┌─ DATA BLOCK

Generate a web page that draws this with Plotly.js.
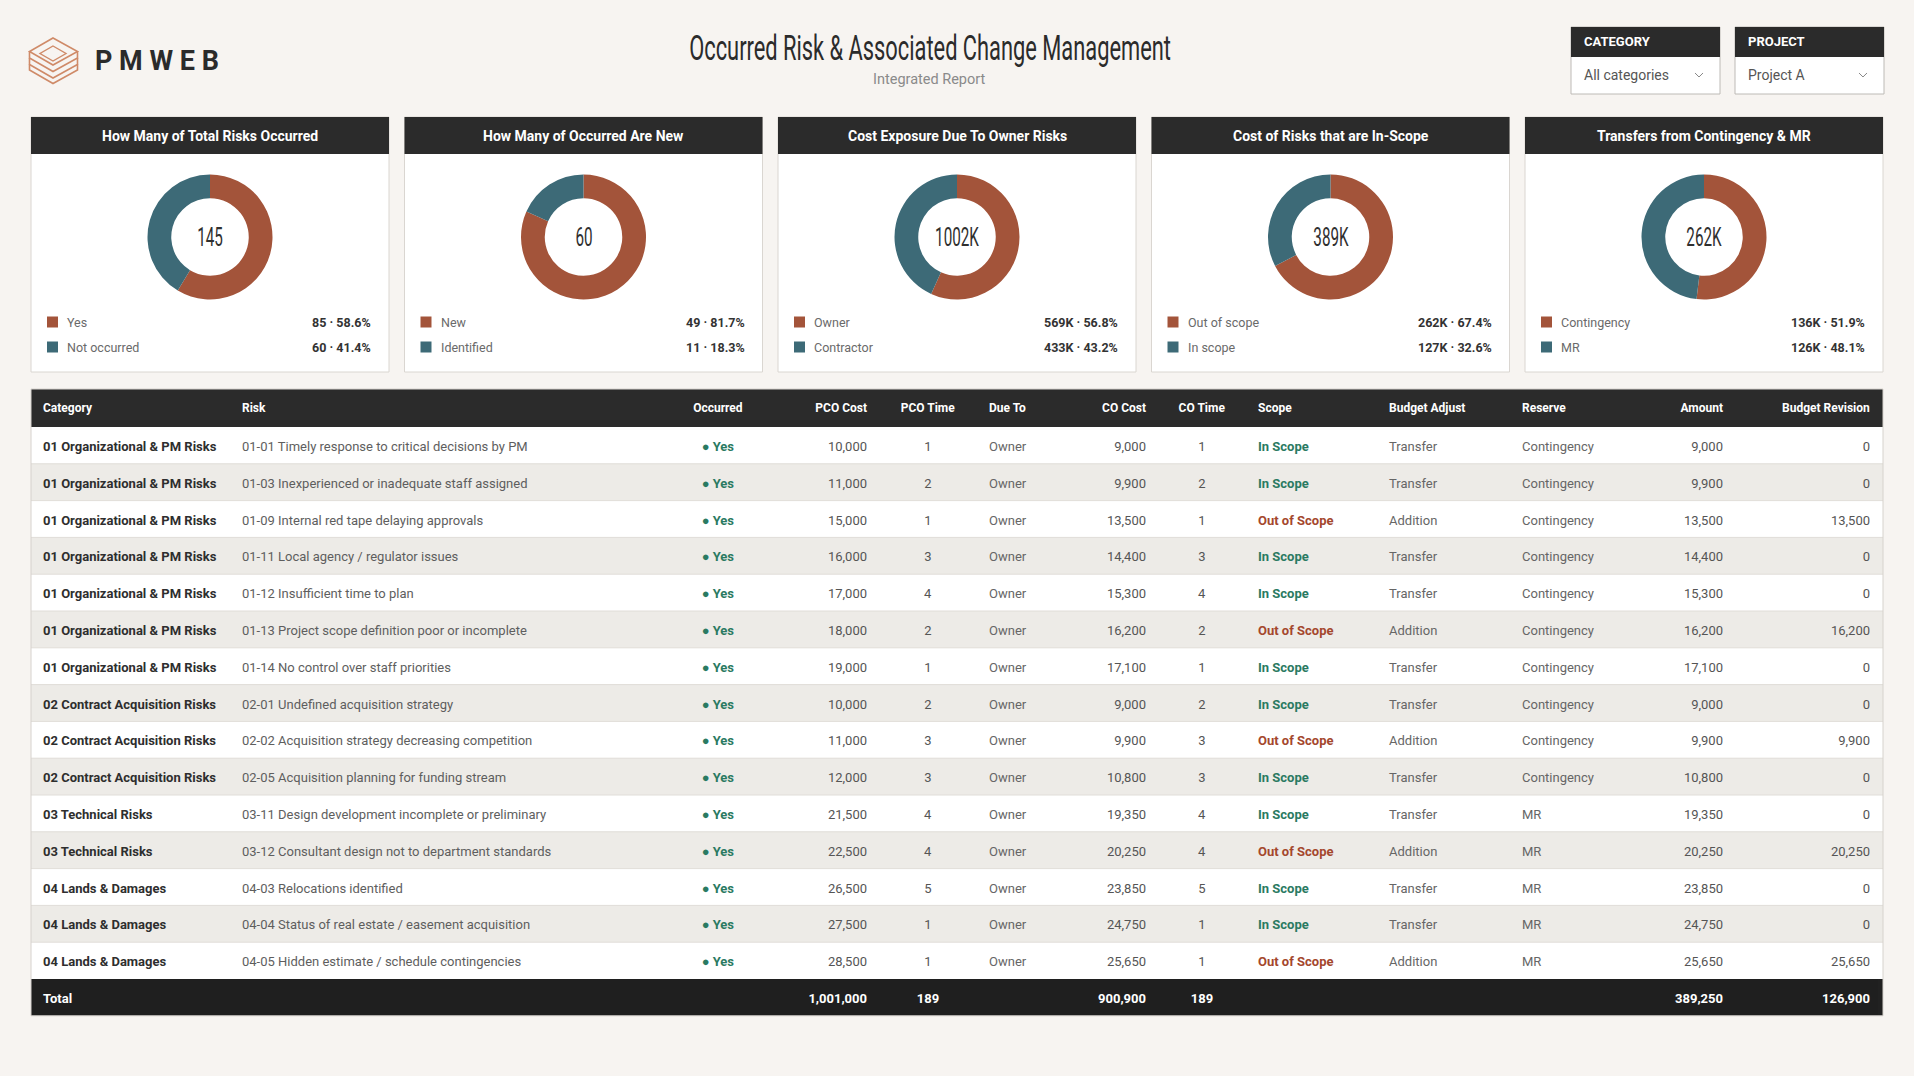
<!DOCTYPE html>
<html>
<head>
<meta charset="utf-8">
<script src="https://cdn.plot.ly/plotly-3.0.1.min.js"></script>
<style>
html,body{margin:0;padding:0;background:#f7f4f1;}
#chart{width:1914px;height:1076px;}
</style>
</head>
<body>
<div id="chart"></div>
<script>
// ---------------- DATA ----------------
const donutTitles = ["How Many of Total Risks Occurred","How Many of Occurred Are New","Cost Exposure Due To Owner Risks","Cost of Risks that are In-Scope","Transfers from Contingency & MR"];
const donutLabels = [["Yes","Not occurred"],["New","Identified"],["Owner","Contractor"],["Out of scope","In scope"],["Contingency","MR"]];
const donutValues = [[85,60],[49,11],[569,433],[262,127],[136,126]];
const donutUnits  = ["","","K","K","K"];

const tableHeaders = ["Category","Risk","Occurred","PCO Cost","PCO Time","Due To","CO Cost","CO Time","Scope","Budget Adjust","Reserve","Amount","Budget Revision"];
const colCategory = ["01 Organizational & PM Risks","01 Organizational & PM Risks","01 Organizational & PM Risks","01 Organizational & PM Risks","01 Organizational & PM Risks","01 Organizational & PM Risks","01 Organizational & PM Risks","02 Contract Acquisition Risks","02 Contract Acquisition Risks","02 Contract Acquisition Risks","03 Technical Risks","03 Technical Risks","04 Lands & Damages","04 Lands & Damages","04 Lands & Damages"];
const colRisk = ["01-01 Timely response to critical decisions by PM","01-03 Inexperienced or inadequate staff assigned","01-09 Internal red tape delaying approvals","01-11 Local agency / regulator issues","01-12 Insufficient time to plan","01-13 Project scope definition poor or incomplete","01-14 No control over staff priorities","02-01 Undefined acquisition strategy","02-02 Acquisition strategy decreasing competition","02-05 Acquisition planning for funding stream","03-11 Design development incomplete or preliminary","03-12 Consultant design not to department standards","04-03 Relocations identified","04-04 Status of real estate / easement acquisition","04-05 Hidden estimate / schedule contingencies"];
const colOccurred = ["Yes","Yes","Yes","Yes","Yes","Yes","Yes","Yes","Yes","Yes","Yes","Yes","Yes","Yes","Yes"];
const colPcoCost = [10000,11000,15000,16000,17000,18000,19000,10000,11000,12000,21500,22500,26500,27500,28500];
const colPcoTime = [1,2,1,3,4,2,1,2,3,3,4,4,5,1,1];
const colDueTo = ["Owner","Owner","Owner","Owner","Owner","Owner","Owner","Owner","Owner","Owner","Owner","Owner","Owner","Owner","Owner"];
const colCoCost = [9000,9900,13500,14400,15300,16200,17100,9000,9900,10800,19350,20250,23850,24750,25650];
const colCoTime = [1,2,1,3,4,2,1,2,3,3,4,4,5,1,1];
const colScope = ["In Scope","In Scope","Out of Scope","In Scope","In Scope","Out of Scope","In Scope","In Scope","Out of Scope","In Scope","In Scope","Out of Scope","In Scope","In Scope","Out of Scope"];
const colBudgetAdjust = ["Transfer","Transfer","Addition","Transfer","Transfer","Addition","Transfer","Transfer","Addition","Transfer","Transfer","Addition","Transfer","Transfer","Addition"];
const colReserve = ["Contingency","Contingency","Contingency","Contingency","Contingency","Contingency","Contingency","Contingency","Contingency","Contingency","MR","MR","MR","MR","MR"];
const colAmount = [9000,9900,13500,14400,15300,16200,17100,9000,9900,10800,19350,20250,23850,24750,25650];
const colBudgetRevision = [0,0,13500,0,0,16200,0,0,9900,0,0,20250,0,0,25650];

const totalPcoCost = 1001000, totalPcoTime = 189, totalCoCost = 900900, totalCoTime = 189, totalAmount = 389250, totalBudgetRevision = 126900;

const categoryOptions = ["All categories"];
const projectOptions = ["Project A"];

// ---------------- STYLE / LAYOUT HELPERS ----------------
const W = 1914, H = 1076;
const px = x => x / W;
const py = y => 1 - y / H;
const COPPER = "#a3543a", TEAL = "#3d6a77", DARK = "#2b2b2b";
const BG = "#f7f4f1";
const FONT = "Roboto, 'Noto Sans', sans-serif";
const fmt = v => Number(v).toLocaleString("en-US");

const shapes = [];
const annotations = [];
const traces = [];
const condensed = [];

function rect(x0,y0,x1,y1,fill,line,lw,layer){
  shapes.push({type:"rect",xref:"paper",yref:"paper",x0:px(x0),x1:px(x1),y0:py(y1),y1:py(y0),
    fillcolor:fill,line:{color:line||fill,width:lw===undefined?0:lw},layer:layer||"below"});
}
function hline(x0,x1,y,color){
  shapes.push({type:"line",xref:"paper",yref:"paper",x0:px(x0),x1:px(x1),y0:py(y),y1:py(y),
    line:{color:color,width:1},layer:"below"});
}
function path(points, color, width, closed){
  let d = points.map((p,i)=>(i?"L":"M")+px(p[0]).toFixed(5)+","+py(p[1]).toFixed(5)).join(" ");
  if(closed) d += " Z";
  shapes.push({type:"path",xref:"paper",yref:"paper",path:d,line:{color:color,width:width},fillcolor:"rgba(0,0,0,0)",layer:"above"});
}
function text(x,y,t,size,color,anchor,weight){
  annotations.push({xref:"paper",yref:"paper",x:px(x),y:py(y),text:t,showarrow:false,
    xanchor:anchor||"left",yanchor:"middle",borderpad:0,
    font:{size:size,color:color,family:FONT,weight:weight||400}});
  return annotations.length-1;
}

// ---------------- HEADER ----------------
const LC = "#cf8a68";
path([[53,38],[77.5,51.5],[53,65],[29.5,51.5]], LC, 1.6, true);
path([[53,46],[66,53.5],[53,61],[40,53.5]], LC, 1.4, true);
path([[29.5,51.5],[29.5,58],[53,71.5],[77.5,58],[77.5,51.5]], LC, 1.6, false);
path([[29.5,58],[29.5,64.5],[53,78],[77.5,64.5],[77.5,58]], LC, 1.6, false);
path([[29.5,64.5],[29.5,70],[53,83.5],[77.5,70],[77.5,64.5]], LC, 1.6, false);
text(94, 61, "P M W E B", 27, DARK, "left", 700);

condensed.push({i: text(929.5, 48, "Occurred Risk &amp; Associated Change Management", 35, DARK, "center", 400), w: 482});
text(929.5, 79, "Integrated Report", 14.5, "#8a8a8a", "center");

function dropdown(x0, label, value){
  rect(x0, 27, x0+149, 94, "#ffffff", "#bdbab6", 1);
  rect(x0, 27, x0+149, 57, DARK, DARK, 0);
  text(x0+12, 42, "<b>"+label+"</b>", 13, "#ffffff", "left");
  text(x0+12, 75, value, 14, "#555555", "left");
  path([[x0+124,73],[x0+128,77],[x0+132,73]], "#888888", 1, false);
}
dropdown(1571, "CATEGORY", categoryOptions[0]);
dropdown(1735, "PROJECT", projectOptions[0]);

// ---------------- DONUT CARDS ----------------
const cardLeft0 = 31, cardPitch = 373.5, cardW = 358;
const cardTop = 117, cardHeadBot = 154, cardBot = 372;
const donutCY = 237, donutR = 62.5;
for(let i=0;i<5;i++){
  const L = cardLeft0 + i*cardPitch, R = L + cardW, CX = L + cardW/2;
  rect(L, cardTop, R, cardBot, "#ffffff", "#dad6d1", 1);
  rect(L, cardTop, R, cardHeadBot, DARK, DARK, 0);
  text(CX, 136, "<b>"+donutTitles[i].replace("&","&amp;")+"</b>", 14, "#ffffff", "center");
  const vals = donutValues[i];
  const tot = vals[0] + vals[1];
  traces.push({
    type:"pie", values: vals, labels: donutLabels[i], hole:0.62, sort:false,
    direction:"clockwise", rotation:0, textinfo:"none", showlegend:false,
    marker:{colors:[COPPER,TEAL], line:{width:0}},
    hovertemplate:"%{label}: %{value}"+donutUnits[i]+"<extra></extra>",
    domain:{x:[px(CX-donutR), px(CX+donutR)], y:[py(donutCY+donutR), py(donutCY-donutR)]}
  });
  condensed.push({i: text(CX, donutCY, tot + donutUnits[i], 25, "#2f2f2f", "center", 400), sx: 0.61});
  const rowsY = [322, 347];
  const cols = [COPPER, TEAL];
  for(let k=0;k<2;k++){
    rect(L+16, rowsY[k]-5.5, L+27, rowsY[k]+5.5, cols[k], cols[k], 0, "above");
    text(L+35, rowsY[k], donutLabels[i][k], 12.5, "#6a6a6a", "left");
    const pct = (vals[k]/tot*100).toFixed(1);
    text(R-17, rowsY[k], "<b>"+vals[k]+donutUnits[i]+" · "+pct+"%</b>", 12.5, "#333333", "right");
  }
}

// ---------------- TABLE ----------------
const n = colCategory.length;
const B = s => "<b>"+s+"</b>";
const S = s => "<span>"+s+"</span>";
const GREEN = "#2a7a62", RUST = "#a4472d";
const cellVals = [
  colCategory.map(s=>B(s.replace("&","&amp;"))).concat([B("Total")]),
  colRisk.map(S).concat([""]),
  colOccurred.map(s=>"● "+B(s)).concat([""]),
  colPcoCost.map(v=>S(fmt(v))).concat([B(fmt(totalPcoCost))]),
  colPcoTime.map(v=>S(fmt(v))).concat([B(fmt(totalPcoTime))]),
  colDueTo.map(S).concat([""]),
  colCoCost.map(v=>S(fmt(v))).concat([B(fmt(totalCoCost))]),
  colCoTime.map(v=>S(fmt(v))).concat([B(fmt(totalCoTime))]),
  colScope.map(B).concat([""]),
  colBudgetAdjust.map(S).concat([""]),
  colReserve.map(S).concat([""]),
  colAmount.map(v=>S(fmt(v))).concat([B(fmt(totalAmount))]),
  colBudgetRevision.map(v=>S(fmt(v))).concat([B(fmt(totalBudgetRevision))])
];
const baseColors = ["#2e2e2e","#5e5e5e",GREEN,"#555555","#555555","#666666","#555555","#555555",null,"#666666","#666666","#555555","#555555"];
const fontColors = baseColors.map((c,ci)=>{
  const arr = [];
  for(let r=0;r<n;r++){
    if(ci===8) arr.push(colScope[r]==="In Scope" ? GREEN : RUST);
    else arr.push(c);
  }
  arr.push("#ffffff");
  return arr;
});
const aligns = ["left","left","center","right","center","left","right","center","left","left","left","right","right"];
const colWidths = [199,426,116,99,106,79,94,96,131,133,106,111,147];

// row stripes (backdrop of the table rows)
const tblL = 31, tblR = 1883, tblTop = 389, headH = 38, rowH = 36.8, textShift = 4;
rect(tblL, tblTop, tblR, tblTop+headH, DARK, DARK, 0);
for(let r=0;r<=n;r++){
  const y0 = tblTop + headH + r*rowH, y1 = y0 + rowH;
  const fill = r===n ? "#1f1f1f" : (r%2===0 ? "#ffffff" : "#edebe7");
  rect(tblL, y0, tblR, y1, fill, fill, 0);
  if(r>0 && r<n) hline(tblL, tblR, y0, "#e0ddd8");
}
rect(tblL, tblTop, tblR, tblTop+headH+(n+1)*rowH, "rgba(0,0,0,0)", "#d6d2cd", 1);

traces.push({
  type:"table",
  domain:{x:[px(35), px(1878)], y:[py(1026), py(tblTop+textShift)]},
  columnwidth: colWidths,
  header:{
    values: tableHeaders.map(B),
    align: aligns,
    height: headH,
    fill:{color:"rgba(0,0,0,0)"},
    line:{color:"rgba(0,0,0,0)", width:0},
    font:{family: FONT, size:12, color:"#ffffff"}
  },
  cells:{
    values: cellVals,
    align: aligns,
    height: rowH,
    fill:{color:"rgba(0,0,0,0)"},
    line:{color:"rgba(0,0,0,0)", width:0},
    font:{family: FONT, size:13, color: fontColors}
  }
});

const layout = {
  width: W, height: H,
  margin:{l:0,r:0,t:0,b:0,pad:0},
  paper_bgcolor: BG, plot_bgcolor: BG,
  showlegend:false,
  shapes: shapes,
  annotations: annotations,
  font:{family: FONT}
};
Plotly.newPlot("chart", traces, layout, {displayModeBar:false, responsive:false}).then(()=>{
  condensed.forEach(c=>{
    const t = document.querySelector('#chart .annotation[data-index="'+c.i+'"] text.annotation-text');
    if(!t) return;
    const bb = t.getBBox();
    const sx = c.w ? c.w/bb.width : c.sx;
    const cx = bb.x + bb.width/2;
    t.setAttribute("transform", "translate("+(cx*(1-sx))+",0) scale("+sx+",1)");
  });
});
</script>
</body>
</html>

└─

→ **WHAT TO DO**: Return all lines containing the word "that".

→ **SOLUTION TO THE PROBLEM**:
Generate a web page that draws this with Plotly.js.
const donutTitles = ["How Many of Total Risks Occurred","How Many of Occurred Are New","Cost Exposure Due To Owner Risks","Cost of Risks that are In-Scope","Transfers from Contingency & MR"];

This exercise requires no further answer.